Something happened earlier this week (or maybe it was last week, I forget), and I was quite perplexed for a good 30 seconds, so I thought I'd try and make this problem a bit more well-known. Consider the following schema:
CREATE TABLE blacklist ( person text ); INSERT INTO blacklist VALUES ('badguy'); CREATE TABLE orders ( orderid serial PRIMARY KEY, person text, amount numeric ); CREATE FUNCTION is_blacklisted(_person text) RETURNS boolean STABLE AS $$ BEGIN RETURN EXISTS (SELECT 1 FROM blacklist WHERE person = _person); END $$ LANGUAGE plpgsql; CREATE FUNCTION new_order(_person text, _amount numeric) RETURNS bigint AS $$ DECLARE _orderid bigint; BEGIN IF is_blacklisted(_person) THEN RAISE EXCEPTION 'person has been blacklisted'; END IF; INSERT INTO orders (person, amount) VALUES (_person, _amount) RETURNING orderid INTO _orderid; RETURN _orderid; END $$ LANGUAGE plpgsql;
Now everything is running smoothly:
=# select new_order('goodguy', 100.0); new_order ----------- 1 (1 row) =# select new_order('badguy', 100.0); ERROR: person has been blacklisted
But something's wrong with the blacklist table: it doesn't tell you who blacklisted the person or why. You also happen to know that you added all of the existing people on the blacklist, so you want to have them reflect that. You run the following ALTER TABLEs:
ALTER TABLE blacklist ADD COLUMN reason text, -- use DEFAULT to assign values to existing rows ADD COLUMN blacklisted_by text NOT NULL DEFAULT 'you'; -- and then drop it ALTER TABLE blacklist ALTER COLUMN blacklisted_by DROP DEFAULT;
And everything seems to be working nicely. However, a few days later you realize that "badguy" stole all your money by getting through a couple of fake orders. How did that happen?
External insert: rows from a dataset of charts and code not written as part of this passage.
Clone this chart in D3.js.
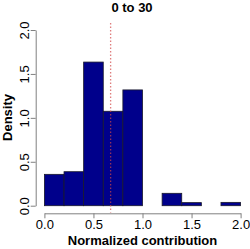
<!DOCTYPE html>
<html>
<head>
<meta charset="utf-8">
<script src="https://cdn.jsdelivr.net/npm/d3@7"></script>
<style>
  body { margin: 0; background: #fff; }
  text { font-family: "Liberation Sans", Arial, sans-serif; }
</style>
</head>
<body>
<svg id="chart" width="250" height="249"></svg>
<script>
const binEdges = [0, 0.2, 0.4, 0.6, 0.8, 1.0, 1.2, 1.4, 1.6, 1.8, 2.0];
const densities = [0.357, 0.387, 1.635, 1.075, 1.318, 0, 0.141, 0.035, 0, 0.038];
const xTicks = [0, 0.5, 1.0, 1.5, 2.0];
const yTicks = [0, 0.5, 1.0, 1.5, 2.0];
const meanValue = 0.675;
const title = "0 to 30";

function drawHist() {
    const svg = d3.select("#chart");
    const x = d3.scaleLinear().domain([0, 2]).range([44.4, 240.6]);
    const y = d3.scaleLinear().domain([0, 2]).range([205.7, 30]);

    const bins = densities.map((d, i) => ({x0: binEdges[i], x1: binEdges[i + 1], value: d}))
        .filter((d) => d.value > 0);

    svg.append("g")
        .selectAll("rect")
        .data(bins)
        .join("rect")
        .attr("x", (d) => x(d.x0))
        .attr("y", (d) => y(d.value))
        .attr("width", (d) => x(d.x1) - x(d.x0))
        .attr("height", (d) => y(0) - y(d.value))
        .attr("fill", "#00008b")
        .attr("stroke", "#1a1a2a")
        .attr("stroke-width", 0.8);

    // vertical dotted line at the mean
    svg.append("line")
        .attr("x1", x(meanValue))
        .attr("x2", x(meanValue))
        .attr("y1", 23)
        .attr("y2", 212.5)
        .attr("stroke", "rgba(210,70,70,0.7)")
        .attr("stroke-width", 1.3)
        .attr("stroke-dasharray", "1.5,2");

    const xAxis = svg.append("g")
        .attr("transform", "translate(0, 213.3)")
        .call(d3.axisBottom(x).tickValues(xTicks).tickFormat(d3.format(".1f")).tickSize(5).tickSizeOuter(0));
    xAxis.select(".domain").attr("stroke", "#808080");
    xAxis.selectAll(".tick line").attr("stroke", "#808080");
    xAxis.selectAll("text")
        .attr("y", 6.5)
        .attr("dy", "0.71em")
        .style("font-size", "13px")
        .attr("fill", "#000");

    const yAxis = svg.append("g")
        .attr("transform", "translate(35.7, 0)")
        .call(d3.axisLeft(y).tickValues(yTicks).tickFormat(d3.format(".1f")).tickSize(5).tickSizeOuter(0));
    yAxis.select(".domain").attr("stroke", "#808080");
    yAxis.selectAll(".tick line").attr("stroke", "#808080");
    yAxis.selectAll("text")
        .attr("x", null)
        .attr("transform", "translate(-11, 0) rotate(-90)")
        .attr("text-anchor", "middle")
        .attr("dy", "0.35em")
        .style("font-size", "13px")
        .attr("fill", "#000");

    svg.append("text")
        .attr("x", 132)
        .attr("y", 12)
        .attr("text-anchor", "middle")
        .style("font-size", "13px")
        .style("font-weight", "bold")
        .text(title);

    svg.append("text")
        .attr("x", 142.5)
        .attr("y", 244.5)
        .attr("text-anchor", "middle")
        .style("font-size", "13px")
        .style("font-weight", "bold")
        .text("Normalized contribution");

    svg.append("text")
        .attr("transform", "translate(11.5, 117.5) rotate(-90)")
        .attr("text-anchor", "middle")
        .style("font-size", "13px")
        .style("font-weight", "bold")
        .text("Density");
}

drawHist();
</script>
</body>
</html>
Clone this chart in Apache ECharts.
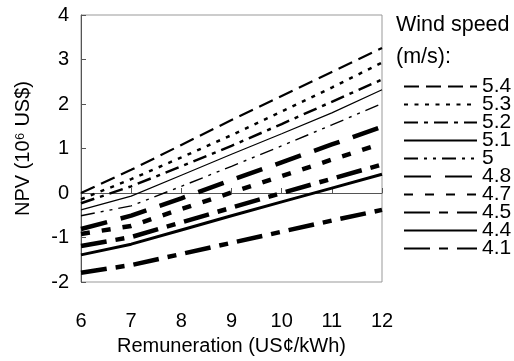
<!DOCTYPE html>
<html>
<head>
<meta charset="utf-8">
<script src="https://cdn.jsdelivr.net/npm/echarts@6/dist/echarts.min.js"></script>
<style>
html, body { margin: 0; padding: 0; background: #fff; }
#chart { width: 514px; height: 361px; }
</style>
</head>
<body>
<div id="chart"></div>
<script>
// x values (US cents / kWh)
var remuneration = [6, 7, 8, 9, 10, 11, 12];

// wind speed labels, top to bottom as in the legend
var speeds = ['5.4', '5.3', '5.2', '5.1', '5', '4.8', '4.7', '4.5', '4.4', '4.1'];

// NPV in 10^6 US$
var npv54 = [0.00, 0.52, 1.08, 1.64, 2.18, 2.72, 3.26];
var npv53 = [-0.14, 0.31, 0.80, 1.30, 1.83, 2.37, 2.93];
var npv52 = [-0.23, 0.15, 0.60, 1.06, 1.55, 2.05, 2.55];
var npv51 = [-0.38, -0.07, 0.40, 0.87, 1.33, 1.80, 2.32];
var npv50 = [-0.51, -0.29, 0.15, 0.60, 1.06, 1.53, 2.01];
var npv48 = [-0.81, -0.51, -0.12, 0.29, 0.69, 1.09, 1.49];
var npv47 = [-0.92, -0.74, -0.36, 0.01, 0.38, 0.75, 1.11];
var npv45 = [-1.19, -0.99, -0.66, -0.33, 0.00, 0.32, 0.64];
var npv44 = [-1.39, -1.15, -0.83, -0.51, -0.20, 0.11, 0.42];
var npv41 = [-1.79, -1.62, -1.37, -1.12, -0.87, -0.62, -0.38];

var npvSeries = [npv54, npv53, npv52, npv51, npv50, npv48, npv47, npv45, npv44, npv41];

// line looks, one per series
var lineLooks = [
    { width: 2.2, type: [15, 7] },
    { width: 2.5, type: [4, 6.5] },
    { width: 2.5, type: [14, 6, 4, 6] },
    { width: 1.2, type: 'solid' },
    { width: 1.4, type: [14, 6, 3, 6, 3, 6] },
    { width: 4.5, type: [27, 14] },
    { width: 4.5, type: [9, 12] },
    { width: 4.5, type: [26, 9, 9, 9] },
    { width: 3, type: 'solid' },
    { width: 4.5, type: [26, 9, 9, 9] }
];

var font = 'Liberation Sans, Arial, sans-serif';

var chart = echarts.init(document.getElementById('chart'));

var series = speeds.map(function (name, i) {
    return {
        name: name,
        type: 'line',
        symbol: 'none',
        showSymbol: false,
        data: remuneration.map(function (x, j) { return [x, npvSeries[i][j]]; }),
        lineStyle: {
            color: '#000',
            width: lineLooks[i].width,
            type: lineLooks[i].type,
            cap: 'butt'
        },
        itemStyle: { color: '#000' }
    };
});

var option = {
    animation: false,
    backgroundColor: '#fff',
    grid: {
        left: 81, top: 15, right: 132, bottom: 78,
        show: true, borderColor: '#999', borderWidth: 1
    },
    xAxis: {
        type: 'value',
        min: 6, max: 12, interval: 1,
        name: 'Remuneration (US¢/kWh)',
        nameLocation: 'middle',
        nameGap: 54,
        nameTextStyle: { fontFamily: font, fontSize: 20, color: '#000' },
        axisLine: { lineStyle: { color: '#555', width: 1 } },
        axisTick: { inside: true, length: 5, lineStyle: { color: '#555' } },
        axisLabel: { fontFamily: font, fontSize: 20, color: '#000', margin: 29 },
        splitLine: { show: false }
    },
    yAxis: {
        type: 'value',
        min: -2, max: 4, interval: 1,
        name: 'NPV (10⁶ US$)',
        nameLocation: 'middle',
        nameGap: 48,
        nameTextStyle: { fontFamily: font, fontSize: 20, color: '#000' },
        axisLine: { show: true, lineStyle: { color: '#555', width: 1 } },
        axisTick: { show: true, inside: true, length: 5, lineStyle: { color: '#555' } },
        axisLabel: { fontFamily: font, fontSize: 20, color: '#000', margin: 12 },
        splitLine: { show: false }
    },
    legend: {
        orient: 'vertical',
        left: 403,
        top: 76,
        itemWidth: 73,
        itemHeight: 10,
        itemGap: -3,
        padding: 0,
        itemTextGap: 2,
        data: speeds,
        itemStyle: { opacity: 0 },
        textStyle: { fontFamily: font, fontSize: 21, color: '#000' }
    },
    graphic: [
        { type: 'text', left: 396, top: 14, style: { text: 'Wind speed', font: '21.5px ' + font, fill: '#000' } },
        { type: 'text', left: 396, top: 46, style: { text: '(m/s):', font: '21.5px ' + font, fill: '#000' } }
    ],
    series: series
};

chart.setOption(option);
</script>
</body>
</html>
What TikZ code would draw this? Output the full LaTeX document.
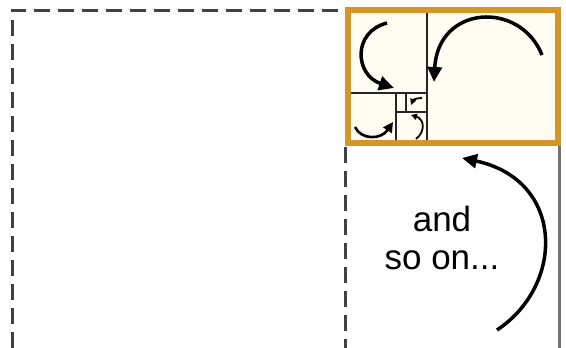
\documentclass[tikz,border=0pt]{standalone}
\usepackage{fontspec}
\setmainfont{Liberation Sans}
\usepackage{xcolor}
\usetikzlibrary{arrows.meta}
\definecolor{frameorange}{RGB}{212,150,42}
\definecolor{framefill}{RGB}{255,253,242}

\begin{document}
\begin{tikzpicture}[x=1pt, y=-1pt,
  guide/.style={draw=black!75, line width=3pt, dash pattern=on 16pt off 8pt},
  side/.style={draw=black!55, line width=3pt},
  split/.style={draw=black!85, line width=2.5pt},
  frame/.style={draw=frameorange, line width=6.5pt},
  turn/.style={-{Triangle[length=15pt,width=14pt]}, line width=3.5pt},
  smallturn/.style={-{Triangle[length=10pt,width=10pt]}, line width=2.6pt},
  tinyturn/.style={-{Triangle[length=6pt,width=6pt]}, line width=1.8pt}
]
  \useasboundingbox (0,0) rectangle (566,348);
  \fill[white] (0,0) rectangle (566,348);

  \draw[guide] (12,348) -- (12,10) -- (345,10);
  \draw[guide] (345,147) -- (345,348);
  \draw[side] (559,146) -- (559,348);

  \fill[framefill] (348,10) rectangle (558,143);
  \draw[split] (427,10) -- (427,143);
  \draw[split] (348,93) -- (427,93);
  \draw[split] (396,93) -- (396,143);
  \draw[split] (396,112) -- (427,112);
  \draw[split] (406,93) -- (406,112);
  \draw[frame] (348,10) rectangle (558,143);

  \draw[turn] (542,55) .. controls (520,0) and (438,5) .. (434,82);
  \draw[turn] (387,23) .. controls (352,32) and (355,75) .. (394,88);
  \draw[smallturn] (355,127) .. controls (361,140) and (381,140) .. (393,122);
  \draw[tinyturn] (416,139) .. controls (426,131) and (424,119) .. (411,115);
  \draw[tinyturn] (422,98) .. controls (416,98) and (413,100) .. (411,105);

  \node[align=center, inner sep=0pt, font=\fontsize{35pt}{38pt}\selectfont]
    (more) at (442,238) {and\\so on...};
  \draw[turn] (497,330) .. controls (565,285) and (565,180) .. (462,158);
\end{tikzpicture}
\end{document}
The answer is a bit complicated, but the gist of it is that if a STABLE function accesses the table for the first time in a transaction while a table-rewriting operation (such as the ALTER TABLE we used) is going on concurrently, it will see an empty table, instead of either the old or the new version of the data. is_blacklisted() returned FALSE because of this, and "badguy" happened to be able to create an order. This caveat applies to ALL SERIALIZATION MODES; not even READ COMMITTED users are safe. However, SQL language functions don't seem to have this problem in more recent versions of postgres.
This really questions the safety of table-rewriting operations in an application heavy on PL/PgSQL (or some other procedural languages). I know we're banning them internally.